#### WHAT THE TASK REQUIRES:
Write out the listing, please, but only from its first line through the line containing "const refLineC = [[0.5, 0.5], [24.58, 0.5]];", exactly as given and without pictures.

#### DATASET EXCERPT:
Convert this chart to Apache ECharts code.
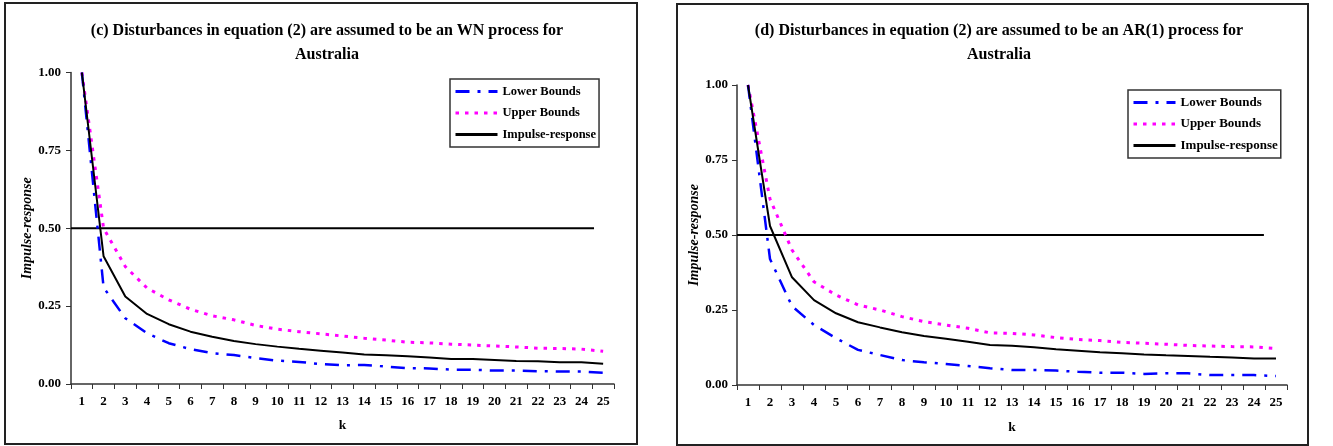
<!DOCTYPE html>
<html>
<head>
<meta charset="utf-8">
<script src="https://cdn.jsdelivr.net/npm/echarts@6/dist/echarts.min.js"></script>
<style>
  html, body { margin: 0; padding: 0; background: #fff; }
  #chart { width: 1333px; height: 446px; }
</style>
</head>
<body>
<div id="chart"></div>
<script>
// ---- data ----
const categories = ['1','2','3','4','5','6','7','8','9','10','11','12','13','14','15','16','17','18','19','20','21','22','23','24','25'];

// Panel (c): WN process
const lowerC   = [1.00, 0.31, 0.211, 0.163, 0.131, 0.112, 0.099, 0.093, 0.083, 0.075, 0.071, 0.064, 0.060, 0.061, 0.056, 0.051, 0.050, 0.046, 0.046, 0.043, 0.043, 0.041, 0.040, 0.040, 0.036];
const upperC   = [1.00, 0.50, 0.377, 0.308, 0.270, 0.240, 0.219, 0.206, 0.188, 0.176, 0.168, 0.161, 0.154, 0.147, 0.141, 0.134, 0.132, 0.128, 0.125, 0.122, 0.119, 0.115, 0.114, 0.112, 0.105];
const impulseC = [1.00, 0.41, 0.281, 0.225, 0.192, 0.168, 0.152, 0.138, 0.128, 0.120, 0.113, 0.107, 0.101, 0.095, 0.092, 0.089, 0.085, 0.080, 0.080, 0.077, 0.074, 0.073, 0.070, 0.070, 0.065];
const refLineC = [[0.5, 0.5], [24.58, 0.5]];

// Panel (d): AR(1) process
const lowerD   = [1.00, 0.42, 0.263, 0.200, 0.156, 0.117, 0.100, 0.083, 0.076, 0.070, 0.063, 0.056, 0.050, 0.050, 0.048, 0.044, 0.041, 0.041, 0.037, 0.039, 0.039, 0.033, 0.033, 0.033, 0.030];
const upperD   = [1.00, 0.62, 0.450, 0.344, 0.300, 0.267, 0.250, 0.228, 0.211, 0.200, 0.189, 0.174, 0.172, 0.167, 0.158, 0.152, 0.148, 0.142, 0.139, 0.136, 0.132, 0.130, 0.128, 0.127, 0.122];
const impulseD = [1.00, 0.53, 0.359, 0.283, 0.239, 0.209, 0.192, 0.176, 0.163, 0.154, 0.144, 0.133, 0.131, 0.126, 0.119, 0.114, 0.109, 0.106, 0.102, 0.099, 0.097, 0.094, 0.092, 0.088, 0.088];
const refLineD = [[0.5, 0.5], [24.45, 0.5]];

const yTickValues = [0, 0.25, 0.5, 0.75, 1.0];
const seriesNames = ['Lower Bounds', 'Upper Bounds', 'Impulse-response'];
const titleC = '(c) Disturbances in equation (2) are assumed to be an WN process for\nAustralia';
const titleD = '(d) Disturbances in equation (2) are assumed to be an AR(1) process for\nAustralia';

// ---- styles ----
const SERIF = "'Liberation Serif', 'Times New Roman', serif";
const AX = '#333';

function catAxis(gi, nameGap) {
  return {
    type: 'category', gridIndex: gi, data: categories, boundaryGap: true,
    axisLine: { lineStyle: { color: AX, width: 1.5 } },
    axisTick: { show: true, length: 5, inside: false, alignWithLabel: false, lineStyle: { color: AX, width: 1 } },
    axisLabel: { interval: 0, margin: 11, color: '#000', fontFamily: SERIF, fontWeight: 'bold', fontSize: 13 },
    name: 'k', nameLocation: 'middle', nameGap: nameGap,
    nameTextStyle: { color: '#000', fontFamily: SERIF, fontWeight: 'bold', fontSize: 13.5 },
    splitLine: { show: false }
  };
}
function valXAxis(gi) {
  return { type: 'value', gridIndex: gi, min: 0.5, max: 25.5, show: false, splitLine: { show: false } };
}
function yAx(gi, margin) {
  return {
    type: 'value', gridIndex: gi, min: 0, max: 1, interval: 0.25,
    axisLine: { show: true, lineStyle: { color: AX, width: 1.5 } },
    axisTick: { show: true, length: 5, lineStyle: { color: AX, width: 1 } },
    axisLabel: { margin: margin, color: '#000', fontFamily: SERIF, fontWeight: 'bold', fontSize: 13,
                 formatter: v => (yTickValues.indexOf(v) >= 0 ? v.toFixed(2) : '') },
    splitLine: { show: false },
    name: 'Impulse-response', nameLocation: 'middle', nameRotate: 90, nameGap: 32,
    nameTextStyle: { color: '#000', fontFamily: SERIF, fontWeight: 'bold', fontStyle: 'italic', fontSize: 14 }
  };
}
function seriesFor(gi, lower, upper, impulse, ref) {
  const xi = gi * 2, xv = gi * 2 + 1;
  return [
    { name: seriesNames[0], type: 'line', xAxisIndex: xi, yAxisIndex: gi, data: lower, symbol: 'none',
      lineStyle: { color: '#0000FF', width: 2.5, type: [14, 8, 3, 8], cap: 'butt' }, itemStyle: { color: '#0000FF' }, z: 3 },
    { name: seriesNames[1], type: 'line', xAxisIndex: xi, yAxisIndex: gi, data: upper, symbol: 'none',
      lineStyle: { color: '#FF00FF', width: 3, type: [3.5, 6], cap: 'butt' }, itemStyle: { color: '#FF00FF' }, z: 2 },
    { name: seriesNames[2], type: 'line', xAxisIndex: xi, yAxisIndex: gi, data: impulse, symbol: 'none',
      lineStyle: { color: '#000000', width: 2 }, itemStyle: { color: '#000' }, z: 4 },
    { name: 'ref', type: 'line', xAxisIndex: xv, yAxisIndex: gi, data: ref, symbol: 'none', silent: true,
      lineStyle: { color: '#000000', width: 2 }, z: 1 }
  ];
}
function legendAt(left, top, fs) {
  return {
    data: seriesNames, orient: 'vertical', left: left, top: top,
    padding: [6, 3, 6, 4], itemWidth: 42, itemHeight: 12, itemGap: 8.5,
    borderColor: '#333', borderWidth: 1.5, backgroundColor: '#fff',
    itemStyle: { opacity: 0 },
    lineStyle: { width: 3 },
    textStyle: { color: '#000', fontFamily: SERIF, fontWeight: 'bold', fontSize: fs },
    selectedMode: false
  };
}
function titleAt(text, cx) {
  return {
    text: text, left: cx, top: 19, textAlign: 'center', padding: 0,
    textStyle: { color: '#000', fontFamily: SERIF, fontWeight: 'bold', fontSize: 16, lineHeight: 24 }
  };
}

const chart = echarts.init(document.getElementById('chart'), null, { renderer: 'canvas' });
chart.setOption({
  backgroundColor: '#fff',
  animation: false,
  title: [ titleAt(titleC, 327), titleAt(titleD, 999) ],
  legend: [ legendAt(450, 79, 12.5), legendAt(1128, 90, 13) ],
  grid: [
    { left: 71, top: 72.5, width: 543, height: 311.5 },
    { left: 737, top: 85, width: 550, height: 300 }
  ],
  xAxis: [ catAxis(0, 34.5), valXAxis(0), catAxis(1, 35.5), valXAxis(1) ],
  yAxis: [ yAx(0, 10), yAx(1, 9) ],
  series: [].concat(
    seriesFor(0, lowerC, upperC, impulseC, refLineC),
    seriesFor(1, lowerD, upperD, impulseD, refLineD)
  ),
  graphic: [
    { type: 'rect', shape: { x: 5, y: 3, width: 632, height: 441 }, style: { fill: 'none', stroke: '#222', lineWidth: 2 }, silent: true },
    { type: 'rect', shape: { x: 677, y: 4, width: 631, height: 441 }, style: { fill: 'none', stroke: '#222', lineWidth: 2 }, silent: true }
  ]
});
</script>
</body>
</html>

#### CORRECT OUTPUT:
Convert this chart to Apache ECharts code.
<!DOCTYPE html>
<html>
<head>
<meta charset="utf-8">
<script src="https://cdn.jsdelivr.net/npm/echarts@6/dist/echarts.min.js"></script>
<style>
  html, body { margin: 0; padding: 0; background: #fff; }
  #chart { width: 1333px; height: 446px; }
</style>
</head>
<body>
<div id="chart"></div>
<script>
// ---- data ----
const categories = ['1','2','3','4','5','6','7','8','9','10','11','12','13','14','15','16','17','18','19','20','21','22','23','24','25'];

// Panel (c): WN process
const lowerC   = [1.00, 0.31, 0.211, 0.163, 0.131, 0.112, 0.099, 0.093, 0.083, 0.075, 0.071, 0.064, 0.060, 0.061, 0.056, 0.051, 0.050, 0.046, 0.046, 0.043, 0.043, 0.041, 0.040, 0.040, 0.036];
const upperC   = [1.00, 0.50, 0.377, 0.308, 0.270, 0.240, 0.219, 0.206, 0.188, 0.176, 0.168, 0.161, 0.154, 0.147, 0.141, 0.134, 0.132, 0.128, 0.125, 0.122, 0.119, 0.115, 0.114, 0.112, 0.105];
const impulseC = [1.00, 0.41, 0.281, 0.225, 0.192, 0.168, 0.152, 0.138, 0.128, 0.120, 0.113, 0.107, 0.101, 0.095, 0.092, 0.089, 0.085, 0.080, 0.080, 0.077, 0.074, 0.073, 0.070, 0.070, 0.065];
const refLineC = [[0.5, 0.5], [24.58, 0.5]];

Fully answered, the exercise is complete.